## start RECORDED INFORMATION

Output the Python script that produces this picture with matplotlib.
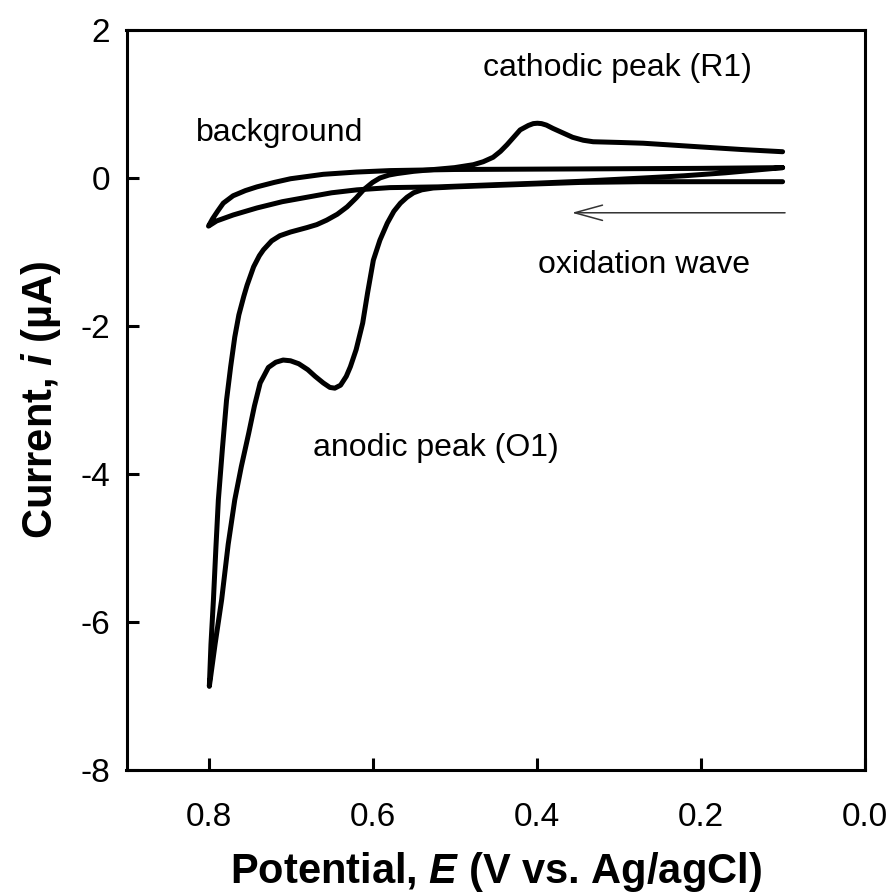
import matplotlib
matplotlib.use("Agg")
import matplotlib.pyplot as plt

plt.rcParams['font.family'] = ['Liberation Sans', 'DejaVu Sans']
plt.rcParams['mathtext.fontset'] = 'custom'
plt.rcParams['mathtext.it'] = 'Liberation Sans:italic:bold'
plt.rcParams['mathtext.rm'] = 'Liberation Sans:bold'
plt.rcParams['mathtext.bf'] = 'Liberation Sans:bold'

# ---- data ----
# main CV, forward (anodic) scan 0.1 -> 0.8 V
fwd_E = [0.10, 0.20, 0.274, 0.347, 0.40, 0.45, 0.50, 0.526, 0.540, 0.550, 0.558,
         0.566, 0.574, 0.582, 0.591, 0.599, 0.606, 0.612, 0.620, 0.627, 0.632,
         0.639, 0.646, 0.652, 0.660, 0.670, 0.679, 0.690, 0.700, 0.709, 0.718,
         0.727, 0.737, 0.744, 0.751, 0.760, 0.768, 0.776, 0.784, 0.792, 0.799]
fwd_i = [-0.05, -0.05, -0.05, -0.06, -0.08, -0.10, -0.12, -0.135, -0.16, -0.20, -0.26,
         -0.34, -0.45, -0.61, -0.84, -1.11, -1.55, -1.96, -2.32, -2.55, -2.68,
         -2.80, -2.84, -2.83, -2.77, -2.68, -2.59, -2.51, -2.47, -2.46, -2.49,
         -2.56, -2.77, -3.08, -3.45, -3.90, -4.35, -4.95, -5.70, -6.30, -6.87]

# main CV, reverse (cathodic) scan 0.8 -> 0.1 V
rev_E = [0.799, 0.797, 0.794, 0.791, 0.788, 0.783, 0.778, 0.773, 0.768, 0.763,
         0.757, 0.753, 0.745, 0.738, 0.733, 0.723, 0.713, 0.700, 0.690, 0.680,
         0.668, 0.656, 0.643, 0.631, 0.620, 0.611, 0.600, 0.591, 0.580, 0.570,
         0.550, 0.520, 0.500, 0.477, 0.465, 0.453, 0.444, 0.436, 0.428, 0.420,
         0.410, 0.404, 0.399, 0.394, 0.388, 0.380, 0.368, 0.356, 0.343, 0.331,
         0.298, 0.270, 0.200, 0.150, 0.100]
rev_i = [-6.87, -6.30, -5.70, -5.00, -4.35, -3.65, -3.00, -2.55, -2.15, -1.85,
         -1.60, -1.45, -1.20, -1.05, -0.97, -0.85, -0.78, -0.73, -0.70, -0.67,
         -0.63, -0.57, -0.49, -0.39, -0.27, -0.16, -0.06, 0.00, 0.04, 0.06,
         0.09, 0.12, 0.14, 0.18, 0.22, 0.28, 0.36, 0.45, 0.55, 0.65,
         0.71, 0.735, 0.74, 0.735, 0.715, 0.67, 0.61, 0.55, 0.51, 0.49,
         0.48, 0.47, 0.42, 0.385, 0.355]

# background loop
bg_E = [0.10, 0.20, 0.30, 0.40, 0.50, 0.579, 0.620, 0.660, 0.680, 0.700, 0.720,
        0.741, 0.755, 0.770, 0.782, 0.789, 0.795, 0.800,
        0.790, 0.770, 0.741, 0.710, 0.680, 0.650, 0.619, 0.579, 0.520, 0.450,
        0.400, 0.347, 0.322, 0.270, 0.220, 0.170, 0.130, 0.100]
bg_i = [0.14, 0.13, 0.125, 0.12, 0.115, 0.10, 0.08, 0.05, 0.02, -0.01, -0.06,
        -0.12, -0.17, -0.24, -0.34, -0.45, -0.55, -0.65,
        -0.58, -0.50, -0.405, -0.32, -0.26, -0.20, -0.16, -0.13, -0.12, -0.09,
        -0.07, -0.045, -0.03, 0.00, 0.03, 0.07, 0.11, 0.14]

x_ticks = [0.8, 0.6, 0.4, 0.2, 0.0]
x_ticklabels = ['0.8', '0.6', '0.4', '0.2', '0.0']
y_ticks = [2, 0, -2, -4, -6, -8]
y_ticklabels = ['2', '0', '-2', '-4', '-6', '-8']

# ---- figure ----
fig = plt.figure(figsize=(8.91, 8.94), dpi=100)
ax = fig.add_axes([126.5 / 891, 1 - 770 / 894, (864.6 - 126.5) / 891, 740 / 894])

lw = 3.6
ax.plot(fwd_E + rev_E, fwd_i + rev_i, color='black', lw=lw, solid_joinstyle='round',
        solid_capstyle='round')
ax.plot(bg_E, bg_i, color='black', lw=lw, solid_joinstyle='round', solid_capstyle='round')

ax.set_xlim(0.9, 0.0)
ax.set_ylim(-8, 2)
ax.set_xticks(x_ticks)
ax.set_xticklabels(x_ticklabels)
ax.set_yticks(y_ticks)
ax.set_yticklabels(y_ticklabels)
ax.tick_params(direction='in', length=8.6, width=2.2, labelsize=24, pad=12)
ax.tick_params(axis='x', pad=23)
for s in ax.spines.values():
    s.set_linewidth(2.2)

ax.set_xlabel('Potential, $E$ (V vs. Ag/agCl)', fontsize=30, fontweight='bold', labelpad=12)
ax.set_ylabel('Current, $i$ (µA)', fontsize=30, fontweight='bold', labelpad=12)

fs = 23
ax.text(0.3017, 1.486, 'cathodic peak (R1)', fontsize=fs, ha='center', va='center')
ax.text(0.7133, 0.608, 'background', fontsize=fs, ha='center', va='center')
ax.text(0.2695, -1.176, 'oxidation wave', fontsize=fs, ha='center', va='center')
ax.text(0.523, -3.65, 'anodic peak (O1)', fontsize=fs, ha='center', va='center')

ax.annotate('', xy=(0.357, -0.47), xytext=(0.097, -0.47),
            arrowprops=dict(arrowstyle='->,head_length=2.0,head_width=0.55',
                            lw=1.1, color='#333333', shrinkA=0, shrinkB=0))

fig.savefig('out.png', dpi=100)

## end RECORDED INFORMATION

:: EXERCISE TASK ::
Using the material above, return every line exactly as it appears, minus the pictures.

:: COMPLETE OUTPUT ::
Output the Python script that produces this picture with matplotlib.
import matplotlib
matplotlib.use("Agg")
import matplotlib.pyplot as plt

plt.rcParams['font.family'] = ['Liberation Sans', 'DejaVu Sans']
plt.rcParams['mathtext.fontset'] = 'custom'
plt.rcParams['mathtext.it'] = 'Liberation Sans:italic:bold'
plt.rcParams['mathtext.rm'] = 'Liberation Sans:bold'
plt.rcParams['mathtext.bf'] = 'Liberation Sans:bold'

# ---- data ----
# main CV, forward (anodic) scan 0.1 -> 0.8 V
fwd_E = [0.10, 0.20, 0.274, 0.347, 0.40, 0.45, 0.50, 0.526, 0.540, 0.550, 0.558,
         0.566, 0.574, 0.582, 0.591, 0.599, 0.606, 0.612, 0.620, 0.627, 0.632,
         0.639, 0.646, 0.652, 0.660, 0.670, 0.679, 0.690, 0.700, 0.709, 0.718,
         0.727, 0.737, 0.744, 0.751, 0.760, 0.768, 0.776, 0.784, 0.792, 0.799]
fwd_i = [-0.05, -0.05, -0.05, -0.06, -0.08, -0.10, -0.12, -0.135, -0.16, -0.20, -0.26,
         -0.34, -0.45, -0.61, -0.84, -1.11, -1.55, -1.96, -2.32, -2.55, -2.68,
         -2.80, -2.84, -2.83, -2.77, -2.68, -2.59, -2.51, -2.47, -2.46, -2.49,
         -2.56, -2.77, -3.08, -3.45, -3.90, -4.35, -4.95, -5.70, -6.30, -6.87]

# main CV, reverse (cathodic) scan 0.8 -> 0.1 V
rev_E = [0.799, 0.797, 0.794, 0.791, 0.788, 0.783, 0.778, 0.773, 0.768, 0.763,
         0.757, 0.753, 0.745, 0.738, 0.733, 0.723, 0.713, 0.700, 0.690, 0.680,
         0.668, 0.656, 0.643, 0.631, 0.620, 0.611, 0.600, 0.591, 0.580, 0.570,
         0.550, 0.520, 0.500, 0.477, 0.465, 0.453, 0.444, 0.436, 0.428, 0.420,
         0.410, 0.404, 0.399, 0.394, 0.388, 0.380, 0.368, 0.356, 0.343, 0.331,
         0.298, 0.270, 0.200, 0.150, 0.100]
rev_i = [-6.87, -6.30, -5.70, -5.00, -4.35, -3.65, -3.00, -2.55, -2.15, -1.85,
         -1.60, -1.45, -1.20, -1.05, -0.97, -0.85, -0.78, -0.73, -0.70, -0.67,
         -0.63, -0.57, -0.49, -0.39, -0.27, -0.16, -0.06, 0.00, 0.04, 0.06,
         0.09, 0.12, 0.14, 0.18, 0.22, 0.28, 0.36, 0.45, 0.55, 0.65,
         0.71, 0.735, 0.74, 0.735, 0.715, 0.67, 0.61, 0.55, 0.51, 0.49,
         0.48, 0.47, 0.42, 0.385, 0.355]

# background loop
bg_E = [0.10, 0.20, 0.30, 0.40, 0.50, 0.579, 0.620, 0.660, 0.680, 0.700, 0.720,
        0.741, 0.755, 0.770, 0.782, 0.789, 0.795, 0.800,
        0.790, 0.770, 0.741, 0.710, 0.680, 0.650, 0.619, 0.579, 0.520, 0.450,
        0.400, 0.347, 0.322, 0.270, 0.220, 0.170, 0.130, 0.100]
bg_i = [0.14, 0.13, 0.125, 0.12, 0.115, 0.10, 0.08, 0.05, 0.02, -0.01, -0.06,
        -0.12, -0.17, -0.24, -0.34, -0.45, -0.55, -0.65,
        -0.58, -0.50, -0.405, -0.32, -0.26, -0.20, -0.16, -0.13, -0.12, -0.09,
        -0.07, -0.045, -0.03, 0.00, 0.03, 0.07, 0.11, 0.14]

x_ticks = [0.8, 0.6, 0.4, 0.2, 0.0]
x_ticklabels = ['0.8', '0.6', '0.4', '0.2', '0.0']
y_ticks = [2, 0, -2, -4, -6, -8]
y_ticklabels = ['2', '0', '-2', '-4', '-6', '-8']

# ---- figure ----
fig = plt.figure(figsize=(8.91, 8.94), dpi=100)
ax = fig.add_axes([126.5 / 891, 1 - 770 / 894, (864.6 - 126.5) / 891, 740 / 894])

lw = 3.6
ax.plot(fwd_E + rev_E, fwd_i + rev_i, color='black', lw=lw, solid_joinstyle='round',
        solid_capstyle='round')
ax.plot(bg_E, bg_i, color='black', lw=lw, solid_joinstyle='round', solid_capstyle='round')

ax.set_xlim(0.9, 0.0)
ax.set_ylim(-8, 2)
ax.set_xticks(x_ticks)
ax.set_xticklabels(x_ticklabels)
ax.set_yticks(y_ticks)
ax.set_yticklabels(y_ticklabels)
ax.tick_params(direction='in', length=8.6, width=2.2, labelsize=24, pad=12)
ax.tick_params(axis='x', pad=23)
for s in ax.spines.values():
    s.set_linewidth(2.2)

ax.set_xlabel('Potential, $E$ (V vs. Ag/agCl)', fontsize=30, fontweight='bold', labelpad=12)
ax.set_ylabel('Current, $i$ (µA)', fontsize=30, fontweight='bold', labelpad=12)

fs = 23
ax.text(0.3017, 1.486, 'cathodic peak (R1)', fontsize=fs, ha='center', va='center')
ax.text(0.7133, 0.608, 'background', fontsize=fs, ha='center', va='center')
ax.text(0.2695, -1.176, 'oxidation wave', fontsize=fs, ha='center', va='center')
ax.text(0.523, -3.65, 'anodic peak (O1)', fontsize=fs, ha='center', va='center')

ax.annotate('', xy=(0.357, -0.47), xytext=(0.097, -0.47),
            arrowprops=dict(arrowstyle='->,head_length=2.0,head_width=0.55',
                            lw=1.1, color='#333333', shrinkA=0, shrinkB=0))

fig.savefig('out.png', dpi=100)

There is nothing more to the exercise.